WHILE I was away, Eva Visperas, the Star newshen from Binmaley, Pangasinan, forwarded the following message to me via Viber. It came from Alvin Fernandez:
“The internment of Mayor Al shall be on August 16th, in the morning. We are deeply grateful to all, for the outpouring of love.
“Flooded po kasi ang Dagupan since yesterday.
“Sabay pa ng high tide.”
Alvin is the dentist-lawyer son of Mayor Al Fernandez, who had passed on last week at the age of 75.
Dagupan enjoyed an unprecedented economic boom when Mayor Al was the city’s Chief Executive for years.
But not only was Mayor Al brilliant in city management and business concerns. He was also adept as well at many other disciplines, sports being one Jake P. Ayson, Sergs Austria and Tony Sisante, to stage what other cities in the world would not dare touch even with a 10-foot pole—to use a cliche?
I refer to the 2000 World Junior Girls Volleyball Championships.
Egged on by Benny Gopez, then the hard-nosed president of the Philippine Volleyball Association, Mayor Al accepted the challenge and came out a winner to become an instant world celebrity in sports.
Dagupan not being a major city in the world made it to the global map of sports, thanks in huge part to Mayor Al’s uncanny ability to weld people together to work as one.
“What he did became an inspiration for other ‘small cities’ in the world to do what he did,” said Benny Gopez of Mayor Al’s breakthrough feat.
Mayor Al and I call each other “Buloy Al”—buloy meaning namesake in Pangansinense.
Buloy Al was that rare species who found it impossible to say no to almost any favor you would ask him of.
I’d say he could be the most generous immigration commissioner we’ve ever had.
A friend of mine was, for years, trying to become a dual citizen.
“Bring him at the Manila Hotel coffee shop tomorrow, Buloy,” he said to me.
I did.

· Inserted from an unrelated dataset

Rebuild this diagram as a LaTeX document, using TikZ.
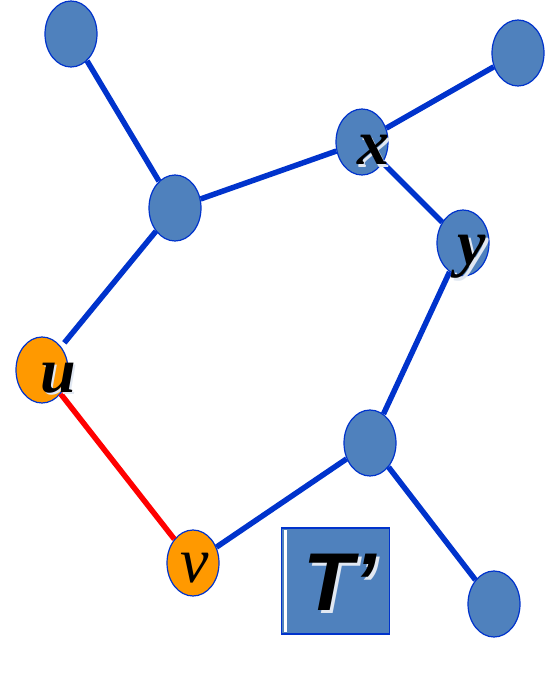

Right there and then, my New York-based friend, took his oath as a dual citizen before Buloy Al.
I was playing golf one time, and I received a call from a friend.
“My son was stopped just now by immigration because a namesake of his was allegedly a fugitive,” he said to me. “But they had different middle names.”
I called up Buloy Al.
In minutes, my friend’s son was released from the immigration holding area and was able to catch his plane for the United States that day.
“I will never forget your Buloy Al’s quick action,” said my friend.
A basketball official had been levelled with trumped-up charges by his foes, causing him to “lose” his Chinese citizenship; the poor guy eventually ended up stateless. Imprisoned even.
He had a crucial trip to make.
Buloy Al came to the rescue. He gave him a travel document.
“If he won’t come back, Buloy, tough luck for me,” my Buloy Al said to me.
The guy came back. And he got travel documents from Buloy Al each time he would leave.
These days, it’s hard to find a guy like Buloy Al. His breed is vanishing. Fast.
THAT’S IT This one absolutely cannot be denied: San Miguel Beer lost its Philippine Basketball Association Commissioner’s Cup crown because Chris Ross, Marcio Lassiter and Christian Standhardinger, all famous scorers, ended up each with no points in Game Six to virtually allow Barangay Ginebra to run away with the crown-clinching 93-77 victory in the race-to-four Finals. Three zeros from three superstars. In a game with the title on the line. Can you believe that? It might have marked the first time that a trio of sure shooters in any team since the league’s inception in 1975 had bumped into a bad night simultaneously, as if they had a blood compact to do it. My, oh, my…Sol and I extend our family’s deepest condolences to dearest friend Ray Butch “Elvis” Gamboa, who lost his wife suddenly on Monday. The remains of Zenaida “Babes” Z. Gamboa lie at Loyola Memorial Park, Sucat, Parañaque, Premiere Chapel 3. An extremely serene woman, Babes was the epitome of harmony that was the enduring trademark of Elvis’s family. Babes will be missed, even as we are certain that Dear God has reserved her a patron’s seat up there to watch over her beloved Elvis.